En los planeadores venían los hombres de la Brigada de Desembarco Aéreo del general de brigada Kindersley, la unidad a la que pertenecía la Compañía D. Las compañías, con su equipo pesado, comenzaron a cruzar el puente, hacia Ranville y más allá de Escoville, donde tenían pensado atacar esa misma noche o a la mañana siguiente. Cuando los Ox and Bucks pasaron marchando, Parr, Gray y los otros gritaron: «¿Dónde demonios estabais?», «¡La guerra ha acabado!» y «Habéis llegado un poco tarde, muchachos», y otras tonterías similares.

Las órdenes de Howard consistían en entregar la posición a un batallón procedente de las playas, cuando éste apareciera, y luego reunirse con los Ox and Bucks en Escoville o cerca de allí. Alrededor de la medianoche, llegó el Regimiento de Warwickshire. Howard informó al comandante. Parr le entregó su cañón antitanque a un sargento, mostrándole cómo utilizarlo. («Para entonces, yo ya era un verdadero experto en artillería alemana», bromea Parr).

Howard les dijo a sus hombres que cargaran su equipo. Alguien encontró una carreta, sin caballo. La carreta era una cosa grande y aparatosa, pero los hombres tenían mucho que cargar. Todos sus equipos, más los equipos alemanes que habían recogido (cada soldado que pudo cambió su Enfield por una Schmeisser o su Bren por una MG 34), llenaron la carreta.

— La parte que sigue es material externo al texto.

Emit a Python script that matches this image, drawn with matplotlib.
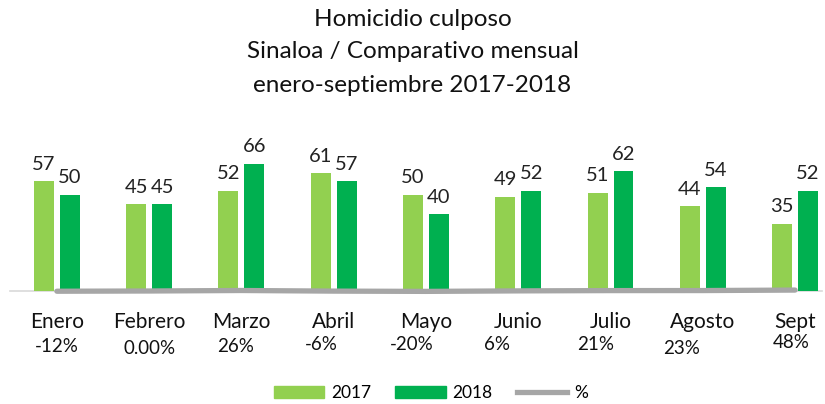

La Compañía D se puso en camino, dirigiéndose hacia el este, hacia el puente del río y en dirección a Ranville. Howard ya no estaba bajo el mando de Pine-Coffin y Poett; volvió a su cadena habitual de mando y a partir de entonces reportó al coronel de su batallón, Mike Roberts. Había cumplido con sus órdenes y casi exactamente veinticuatro horas después de que sus hombres asaltaran el puente, entregaba sus objetivos intactos y asegurados.

A Jack Bailey le costó mucho irse. «Verás —explica—, habíamos estado allí un día y una noche enteros. Sentíamos como si ese trozo de territorio fuera nuestro».